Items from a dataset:
--- start ---

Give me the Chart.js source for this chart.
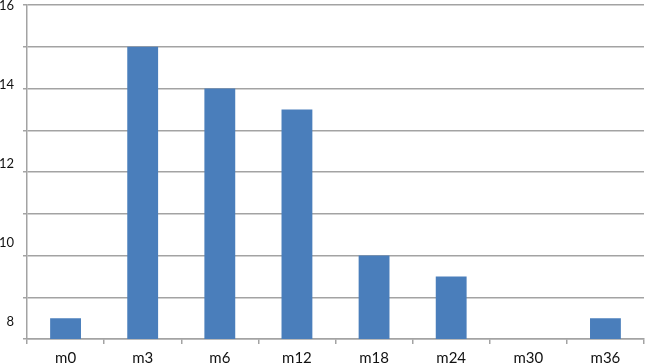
<!DOCTYPE html>
<html>
<head>
<meta charset="utf-8">
<script src="https://cdn.jsdelivr.net/npm/chart.js@4/dist/chart.umd.min.js"></script>
<style>
html,body{margin:0;padding:0;background:#fff;}
#wrap{width:646px;height:363px;}
</style>
</head>
<body>
<div id="wrap"><canvas id="c" width="646" height="363"></canvas></div>
<script>
const categories = ['m0','m3','m6','m12','m18','m24','m30','m36'];
const values = [8.5, 15, 14, 13.5, 10, 9.5, 0, 8.5];
const yTickLabels = [8, 10, 12, 14, 16];

const gridColor = '#a3a3a3';
const textColor = '#111111';
const family = 'Lato, "Liberation Sans", sans-serif';

new Chart(document.getElementById('c'), {
  type: 'bar',
  data: {
    labels: categories,
    datasets: [{
      data: values,
      backgroundColor: '#4a7ebb',
      borderWidth: 0,
      barPercentage: 0.4,
      categoryPercentage: 1.0
    }]
  },
  options: {
    responsive: false,
    animation: false,
    layout: {padding: {top: 5, right: 2, left: 0, bottom: 0}},
    plugins: {legend: {display: false}, tooltip: {enabled: false}},
    scales: {
      x: {
        offset: true,
        grid: {display: true, drawOnChartArea: false, drawTicks: true, tickLength: 5, offset: true, color: gridColor, lineWidth: 1.5},
        border: {display: true, color: gridColor, width: 1.5},
        ticks: {color: textColor, font: {family: family, size: 15}, padding: 5, maxRotation: 0},
        afterFit: (s) => { s.height = 24; }
      },
      y: {
        position: 'left',
        min: 8, max: 16,
        weight: 1,
        ticks: {stepSize: 1, display: false},
        grid: {color: gridColor, lineWidth: 1.5, drawTicks: true, tickLength: 4},
        border: {display: true, color: gridColor, width: 1.5},
        afterFit: (s) => { s.width = 4; s.paddingTop = 0; s.paddingBottom = 0; }
      },
      yl: {
        position: 'left',
        min: 7.57, max: 16.03,
        weight: 2,
        grid: {display: false, drawTicks: false},
        border: {display: false},
        ticks: {color: textColor, font: {family: family, size: 13}, padding: 9},
        afterBuildTicks: (s) => { s.ticks = yTickLabels.map(v => ({value: v})); },
        afterFit: (s) => { s.width = 23; s.paddingTop = 0; s.paddingBottom = 0; }
      }
    }
  }
});
</script>
</body>
</html>
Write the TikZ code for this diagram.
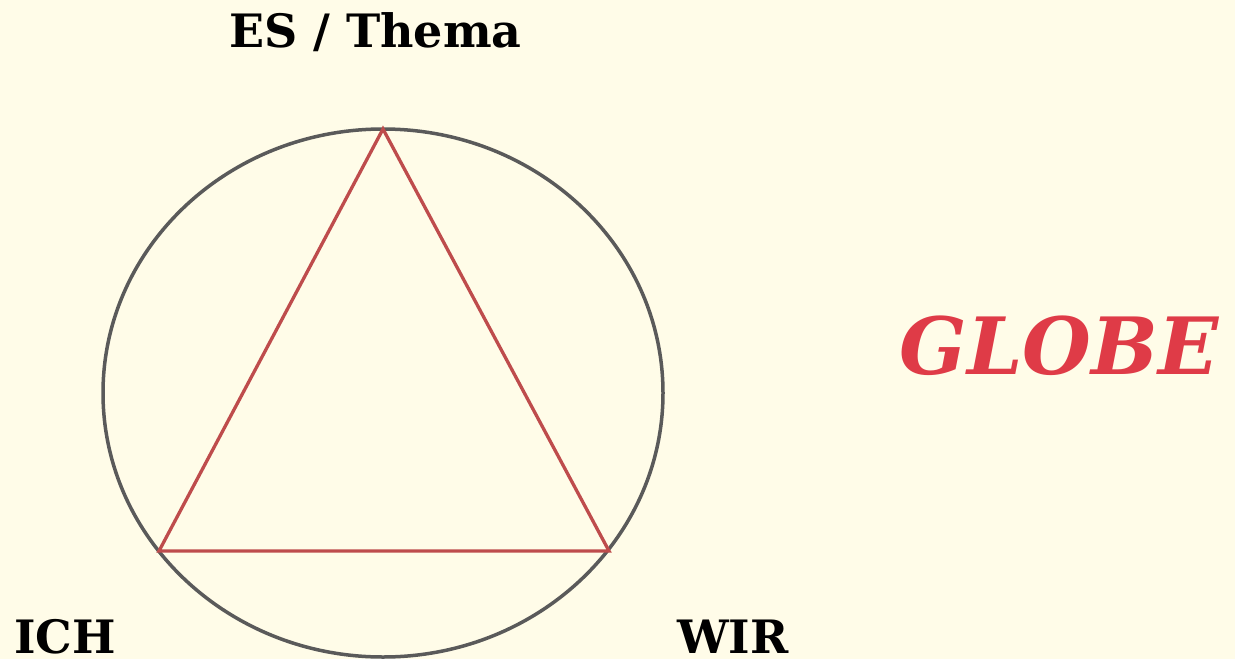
\documentclass[tikz,border=0pt]{standalone}
\usepackage{fontspec}
\setmainfont{DejaVu Serif}
\definecolor{bgcream}{RGB}{255,252,232}
\definecolor{ringgrey}{RGB}{90,90,90}
\definecolor{trired}{RGB}{190,76,76}
\definecolor{globered}{RGB}{223,59,71}
\begin{document}
\begin{tikzpicture}[x=1pt,y=-1pt,
  lbl/.style={inner sep=0pt,anchor=base,font=\fontsize{46}{50}\selectfont\bfseries,text=black},
  globelbl/.style={inner sep=0pt,anchor=base,font=\fontsize{79}{84}\selectfont\bfseries\itshape,text=globered}]
\fill[bgcream] (0,0) rectangle (1235,659);
\useasboundingbox (0,0) rectangle (1235,659);
\draw[ringgrey,line width=3.5pt] (383,393) ellipse [x radius=280,y radius=264];
\coordinate (top) at (383,129);
\coordinate (bl) at (159,551);
\coordinate (br) at (609,551);
\draw[trired,line width=3.3pt,line join=miter] (top) -- (bl) -- (br) -- cycle;
\node[lbl] (es) at (375.5,47) {ES / Thema};
\node[lbl] (ich) at (65,653) {ICH};
\node[lbl] (wir) at (733,653) {WIR};
\node[globelbl] (globe) at (1059,374) {GLOBE};
\end{tikzpicture}
\end{document}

--- end ---

### Objective
Check every line for "this" and show the ones that have it.

### Exercise solution
Give me the Chart.js source for this chart.
Write the TikZ code for this diagram.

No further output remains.